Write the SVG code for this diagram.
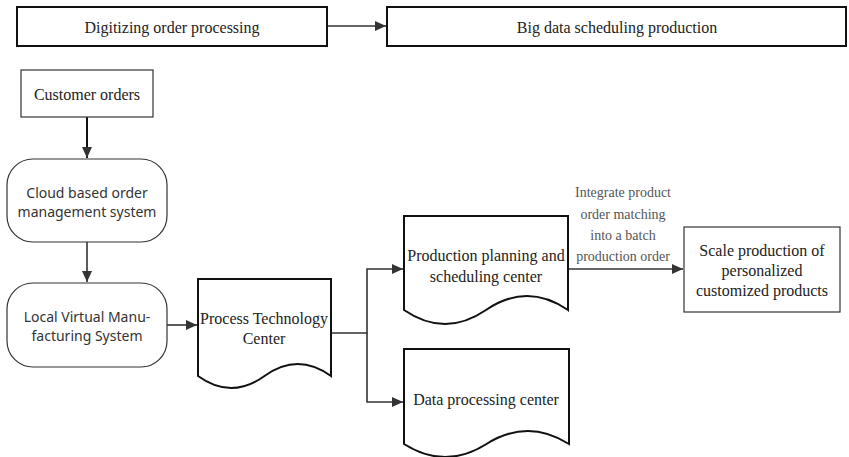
<svg xmlns="http://www.w3.org/2000/svg" width="849" height="457" viewBox="0 0 849 457">
<style>
.serif{font-family:"Liberation Serif","Times New Roman",serif;font-size:16px;fill:#222;text-anchor:middle}
.sans{font-family:"Noto Sans","Open Sans",sans-serif;font-size:14px;fill:#333;text-anchor:middle}
.lbl{font-family:"Liberation Serif","Times New Roman",serif;font-size:14px;fill:#555;text-anchor:middle}
.thick{fill:#fff;stroke:#111;stroke-width:2}
.thin{fill:#fff;stroke:#333;stroke-width:1.2}
.conn{fill:none;stroke:#333;stroke-width:1.6}
</style>
<defs>
<marker id="arr" markerUnits="userSpaceOnUse" markerWidth="12" markerHeight="10" refX="11" refY="5" orient="auto">
<path d="M0,0 L11,5 L0,10 Z" fill="#333"/>
</marker>
</defs>
<rect width="849" height="457" fill="#fff"/>
<g id="connectors">
<path class="conn" d="M327,26 H386" marker-end="url(#arr)"/>
<path class="conn" d="M87,117 V158" marker-end="url(#arr)" style="stroke:#111;stroke-width:2"/>
<path class="conn" d="M87,242 V282" marker-end="url(#arr)"/>
<path class="conn" d="M167,325 H197" marker-end="url(#arr)"/>
<path class="conn" d="M331,333 H367 V269 H403" marker-end="url(#arr)"/>
<path class="conn" d="M367,333 V402 H403" marker-end="url(#arr)"/>
<path class="conn" d="M568,269 H683" marker-end="url(#arr)"/>
<text class="lbl" x="623" y="197">Integrate product</text>
<text class="lbl" x="623" y="219">order matching</text>
<text class="lbl" x="623" y="240">into a batch</text>
<text class="lbl" x="623" y="261">production order</text>
</g>
<g id="digitizing">
<rect class="thick" x="17" y="7" width="310" height="39"/>
<text class="serif" x="172" y="33">Digitizing order processing</text>
</g>
<g id="bigdata">
<rect class="thick" x="387" y="7" width="459" height="39"/>
<text class="serif" x="617" y="33">Big data scheduling production</text>
</g>
<g id="customer">
<rect class="thin" x="21" y="70" width="132" height="47"/>
<text class="serif" x="87" y="100">Customer orders</text>
</g>
<g id="cloud">
<rect class="thin" x="7" y="159" width="160" height="83" rx="26" ry="26"/>
<text class="sans" x="87" y="198">Cloud based order</text>
<text class="sans" x="87" y="217">management system</text>
</g>
<g id="local">
<rect class="thin" x="7" y="283" width="160" height="84" rx="26" ry="26"/>
<text class="sans" x="87" y="322">Local Virtual Manu-</text>
<text class="sans" x="87" y="341">facturing System</text>
</g>
<g id="process">
<path class="thick" d="M198,279 H331 V376 Q297.75,352 264.5,376 T198,376 Z"/>
<text class="serif" x="264" y="324">Process Technology</text>
<text class="serif" x="264" y="344">Center</text>
</g>
<g id="production">
<path class="thick" d="M404,216 H568 V310 Q527,282 486,310 T404,310 Z"/>
<text class="serif" x="486" y="261">Production planning and</text>
<text class="serif" x="486" y="282">scheduling center</text>
</g>
<g id="data">
<path class="thick" d="M404,349 H569 V444 Q527.75,418 486.5,444 T404,444 Z"/>
<text class="serif" x="486" y="405">Data processing center</text>
</g>
<g id="scale">
<rect class="thin" x="684" y="227" width="156" height="85"/>
<text class="serif" x="762" y="256">Scale production of</text>
<text class="serif" x="762" y="276">personalized</text>
<text class="serif" x="762" y="296">customized products</text>
</g>
</svg>
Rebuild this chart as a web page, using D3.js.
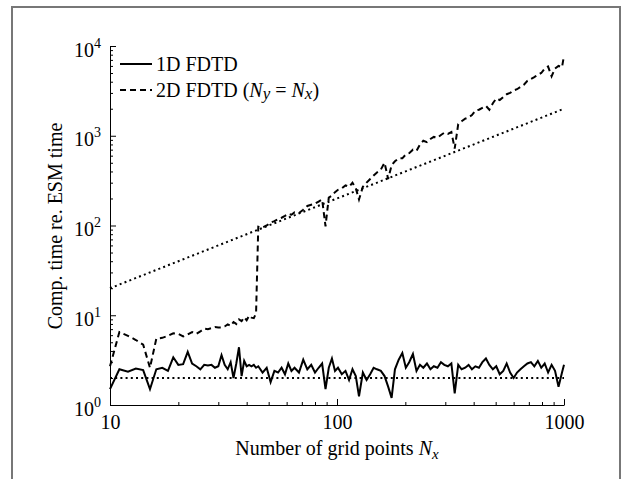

^^^^

▶ **Problem description**: Repeat each entry exactly as given; no pictures belong in the copy.

▶ **Response**:
Write the SVG code for this diagram.
<svg xmlns="http://www.w3.org/2000/svg" width="849" height="457" viewBox="0 0 849 457">
<style>
.serif{font-family:"Liberation Serif","Times New Roman",serif;font-size:16px;fill:#222;text-anchor:middle}
.sans{font-family:"Noto Sans","Open Sans",sans-serif;font-size:14px;fill:#333;text-anchor:middle}
.lbl{font-family:"Liberation Serif","Times New Roman",serif;font-size:14px;fill:#555;text-anchor:middle}
.thick{fill:#fff;stroke:#111;stroke-width:2}
.thin{fill:#fff;stroke:#333;stroke-width:1.2}
.conn{fill:none;stroke:#333;stroke-width:1.6}
</style>
<defs>
<marker id="arr" markerUnits="userSpaceOnUse" markerWidth="12" markerHeight="10" refX="11" refY="5" orient="auto">
<path d="M0,0 L11,5 L0,10 Z" fill="#333"/>
</marker>
</defs>
<rect width="849" height="457" fill="#fff"/>
<g id="connectors">
<path class="conn" d="M327,26 H386" marker-end="url(#arr)"/>
<path class="conn" d="M87,117 V158" marker-end="url(#arr)" style="stroke:#111;stroke-width:2"/>
<path class="conn" d="M87,242 V282" marker-end="url(#arr)"/>
<path class="conn" d="M167,325 H197" marker-end="url(#arr)"/>
<path class="conn" d="M331,333 H367 V269 H403" marker-end="url(#arr)"/>
<path class="conn" d="M367,333 V402 H403" marker-end="url(#arr)"/>
<path class="conn" d="M568,269 H683" marker-end="url(#arr)"/>
<text class="lbl" x="623" y="197">Integrate product</text>
<text class="lbl" x="623" y="219">order matching</text>
<text class="lbl" x="623" y="240">into a batch</text>
<text class="lbl" x="623" y="261">production order</text>
</g>
<g id="digitizing">
<rect class="thick" x="17" y="7" width="310" height="39"/>
<text class="serif" x="172" y="33">Digitizing order processing</text>
</g>
<g id="bigdata">
<rect class="thick" x="387" y="7" width="459" height="39"/>
<text class="serif" x="617" y="33">Big data scheduling production</text>
</g>
<g id="customer">
<rect class="thin" x="21" y="70" width="132" height="47"/>
<text class="serif" x="87" y="100">Customer orders</text>
</g>
<g id="cloud">
<rect class="thin" x="7" y="159" width="160" height="83" rx="26" ry="26"/>
<text class="sans" x="87" y="198">Cloud based order</text>
<text class="sans" x="87" y="217">management system</text>
</g>
<g id="local">
<rect class="thin" x="7" y="283" width="160" height="84" rx="26" ry="26"/>
<text class="sans" x="87" y="322">Local Virtual Manu-</text>
<text class="sans" x="87" y="341">facturing System</text>
</g>
<g id="process">
<path class="thick" d="M198,279 H331 V376 Q297.75,352 264.5,376 T198,376 Z"/>
<text class="serif" x="264" y="324">Process Technology</text>
<text class="serif" x="264" y="344">Center</text>
</g>
<g id="production">
<path class="thick" d="M404,216 H568 V310 Q527,282 486,310 T404,310 Z"/>
<text class="serif" x="486" y="261">Production planning and</text>
<text class="serif" x="486" y="282">scheduling center</text>
</g>
<g id="data">
<path class="thick" d="M404,349 H569 V444 Q527.75,418 486.5,444 T404,444 Z"/>
<text class="serif" x="486" y="405">Data processing center</text>
</g>
<g id="scale">
<rect class="thin" x="684" y="227" width="156" height="85"/>
<text class="serif" x="762" y="256">Scale production of</text>
<text class="serif" x="762" y="276">personalized</text>
<text class="serif" x="762" y="296">customized products</text>
</g>
</svg>
Rebuild this chart as a web page, using D3.js.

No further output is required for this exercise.